* BEGIN DATA SHOWN *
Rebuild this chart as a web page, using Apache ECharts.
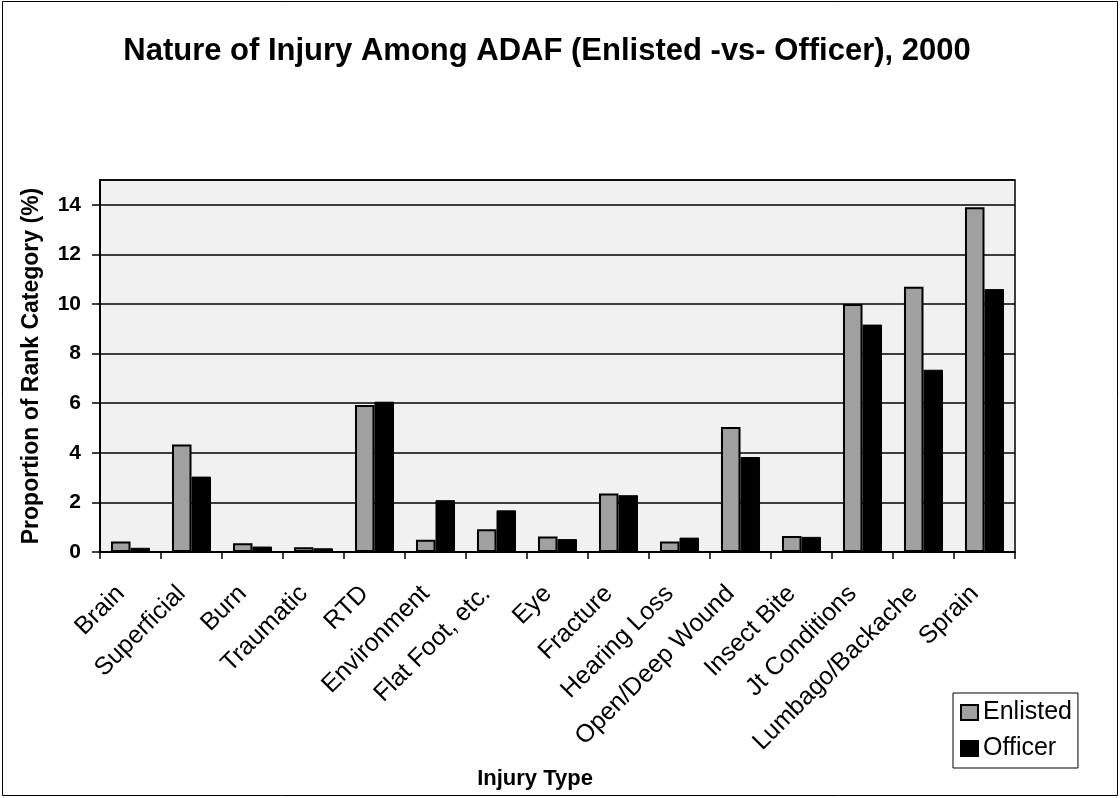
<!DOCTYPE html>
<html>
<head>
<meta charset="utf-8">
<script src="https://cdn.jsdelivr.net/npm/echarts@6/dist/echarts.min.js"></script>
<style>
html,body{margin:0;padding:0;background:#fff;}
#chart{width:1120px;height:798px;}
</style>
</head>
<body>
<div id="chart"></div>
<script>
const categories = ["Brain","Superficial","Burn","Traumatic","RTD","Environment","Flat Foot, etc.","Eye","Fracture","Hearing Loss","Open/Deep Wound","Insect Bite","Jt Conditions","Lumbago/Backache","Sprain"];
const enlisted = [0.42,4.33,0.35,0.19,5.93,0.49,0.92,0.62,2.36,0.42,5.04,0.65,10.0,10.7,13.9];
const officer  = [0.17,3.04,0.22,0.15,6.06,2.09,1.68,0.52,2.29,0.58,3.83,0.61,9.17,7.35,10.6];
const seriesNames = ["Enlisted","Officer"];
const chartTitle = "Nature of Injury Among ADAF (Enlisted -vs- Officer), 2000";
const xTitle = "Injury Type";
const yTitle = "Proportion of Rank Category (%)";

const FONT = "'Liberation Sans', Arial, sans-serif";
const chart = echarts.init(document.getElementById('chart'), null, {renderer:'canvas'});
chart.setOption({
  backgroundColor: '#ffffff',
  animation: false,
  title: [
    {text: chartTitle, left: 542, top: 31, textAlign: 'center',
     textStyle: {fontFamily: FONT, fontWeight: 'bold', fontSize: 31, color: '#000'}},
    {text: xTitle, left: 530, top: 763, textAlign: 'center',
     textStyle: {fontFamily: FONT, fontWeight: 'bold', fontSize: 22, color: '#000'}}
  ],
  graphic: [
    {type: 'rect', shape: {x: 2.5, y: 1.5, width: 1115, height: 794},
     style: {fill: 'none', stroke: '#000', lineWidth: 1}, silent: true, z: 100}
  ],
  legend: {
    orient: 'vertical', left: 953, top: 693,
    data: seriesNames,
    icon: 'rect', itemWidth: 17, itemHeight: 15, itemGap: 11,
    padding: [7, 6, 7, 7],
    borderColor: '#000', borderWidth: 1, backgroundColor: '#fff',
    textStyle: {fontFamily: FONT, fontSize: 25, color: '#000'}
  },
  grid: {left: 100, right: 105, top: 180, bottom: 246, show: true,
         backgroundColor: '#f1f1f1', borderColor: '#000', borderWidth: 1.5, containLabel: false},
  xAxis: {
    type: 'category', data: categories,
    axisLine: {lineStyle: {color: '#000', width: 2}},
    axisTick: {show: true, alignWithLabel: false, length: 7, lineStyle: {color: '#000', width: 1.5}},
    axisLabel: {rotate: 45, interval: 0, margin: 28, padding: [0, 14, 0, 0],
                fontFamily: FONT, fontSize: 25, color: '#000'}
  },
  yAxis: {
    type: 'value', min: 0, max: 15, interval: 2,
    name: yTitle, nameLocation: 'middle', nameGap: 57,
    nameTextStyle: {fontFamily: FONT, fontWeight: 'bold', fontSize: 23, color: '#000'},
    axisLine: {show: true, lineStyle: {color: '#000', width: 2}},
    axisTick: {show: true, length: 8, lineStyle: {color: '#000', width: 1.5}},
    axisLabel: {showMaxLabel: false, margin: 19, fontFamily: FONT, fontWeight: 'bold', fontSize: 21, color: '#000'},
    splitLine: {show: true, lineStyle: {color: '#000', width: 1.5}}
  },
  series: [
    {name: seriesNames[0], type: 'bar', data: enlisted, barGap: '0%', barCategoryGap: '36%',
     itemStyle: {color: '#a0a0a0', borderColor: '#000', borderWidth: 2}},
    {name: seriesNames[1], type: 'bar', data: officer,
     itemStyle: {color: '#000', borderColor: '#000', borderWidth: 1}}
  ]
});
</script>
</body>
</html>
* END DATA SHOWN *
DESCRIPTION OF THE TASK:
Omit every picture, then repeat the remaining data exactly as it appears above.

SOLVED PROBLEM:
Rebuild this chart as a web page, using Apache ECharts.
<!DOCTYPE html>
<html>
<head>
<meta charset="utf-8">
<script src="https://cdn.jsdelivr.net/npm/echarts@6/dist/echarts.min.js"></script>
<style>
html,body{margin:0;padding:0;background:#fff;}
#chart{width:1120px;height:798px;}
</style>
</head>
<body>
<div id="chart"></div>
<script>
const categories = ["Brain","Superficial","Burn","Traumatic","RTD","Environment","Flat Foot, etc.","Eye","Fracture","Hearing Loss","Open/Deep Wound","Insect Bite","Jt Conditions","Lumbago/Backache","Sprain"];
const enlisted = [0.42,4.33,0.35,0.19,5.93,0.49,0.92,0.62,2.36,0.42,5.04,0.65,10.0,10.7,13.9];
const officer  = [0.17,3.04,0.22,0.15,6.06,2.09,1.68,0.52,2.29,0.58,3.83,0.61,9.17,7.35,10.6];
const seriesNames = ["Enlisted","Officer"];
const chartTitle = "Nature of Injury Among ADAF (Enlisted -vs- Officer), 2000";
const xTitle = "Injury Type";
const yTitle = "Proportion of Rank Category (%)";

const FONT = "'Liberation Sans', Arial, sans-serif";
const chart = echarts.init(document.getElementById('chart'), null, {renderer:'canvas'});
chart.setOption({
  backgroundColor: '#ffffff',
  animation: false,
  title: [
    {text: chartTitle, left: 542, top: 31, textAlign: 'center',
     textStyle: {fontFamily: FONT, fontWeight: 'bold', fontSize: 31, color: '#000'}},
    {text: xTitle, left: 530, top: 763, textAlign: 'center',
     textStyle: {fontFamily: FONT, fontWeight: 'bold', fontSize: 22, color: '#000'}}
  ],
  graphic: [
    {type: 'rect', shape: {x: 2.5, y: 1.5, width: 1115, height: 794},
     style: {fill: 'none', stroke: '#000', lineWidth: 1}, silent: true, z: 100}
  ],
  legend: {
    orient: 'vertical', left: 953, top: 693,
    data: seriesNames,
    icon: 'rect', itemWidth: 17, itemHeight: 15, itemGap: 11,
    padding: [7, 6, 7, 7],
    borderColor: '#000', borderWidth: 1, backgroundColor: '#fff',
    textStyle: {fontFamily: FONT, fontSize: 25, color: '#000'}
  },
  grid: {left: 100, right: 105, top: 180, bottom: 246, show: true,
         backgroundColor: '#f1f1f1', borderColor: '#000', borderWidth: 1.5, containLabel: false},
  xAxis: {
    type: 'category', data: categories,
    axisLine: {lineStyle: {color: '#000', width: 2}},
    axisTick: {show: true, alignWithLabel: false, length: 7, lineStyle: {color: '#000', width: 1.5}},
    axisLabel: {rotate: 45, interval: 0, margin: 28, padding: [0, 14, 0, 0],
                fontFamily: FONT, fontSize: 25, color: '#000'}
  },
  yAxis: {
    type: 'value', min: 0, max: 15, interval: 2,
    name: yTitle, nameLocation: 'middle', nameGap: 57,
    nameTextStyle: {fontFamily: FONT, fontWeight: 'bold', fontSize: 23, color: '#000'},
    axisLine: {show: true, lineStyle: {color: '#000', width: 2}},
    axisTick: {show: true, length: 8, lineStyle: {color: '#000', width: 1.5}},
    axisLabel: {showMaxLabel: false, margin: 19, fontFamily: FONT, fontWeight: 'bold', fontSize: 21, color: '#000'},
    splitLine: {show: true, lineStyle: {color: '#000', width: 1.5}}
  },
  series: [
    {name: seriesNames[0], type: 'bar', data: enlisted, barGap: '0%', barCategoryGap: '36%',
     itemStyle: {color: '#a0a0a0', borderColor: '#000', borderWidth: 2}},
    {name: seriesNames[1], type: 'bar', data: officer,
     itemStyle: {color: '#000', borderColor: '#000', borderWidth: 1}}
  ]
});
</script>
</body>
</html>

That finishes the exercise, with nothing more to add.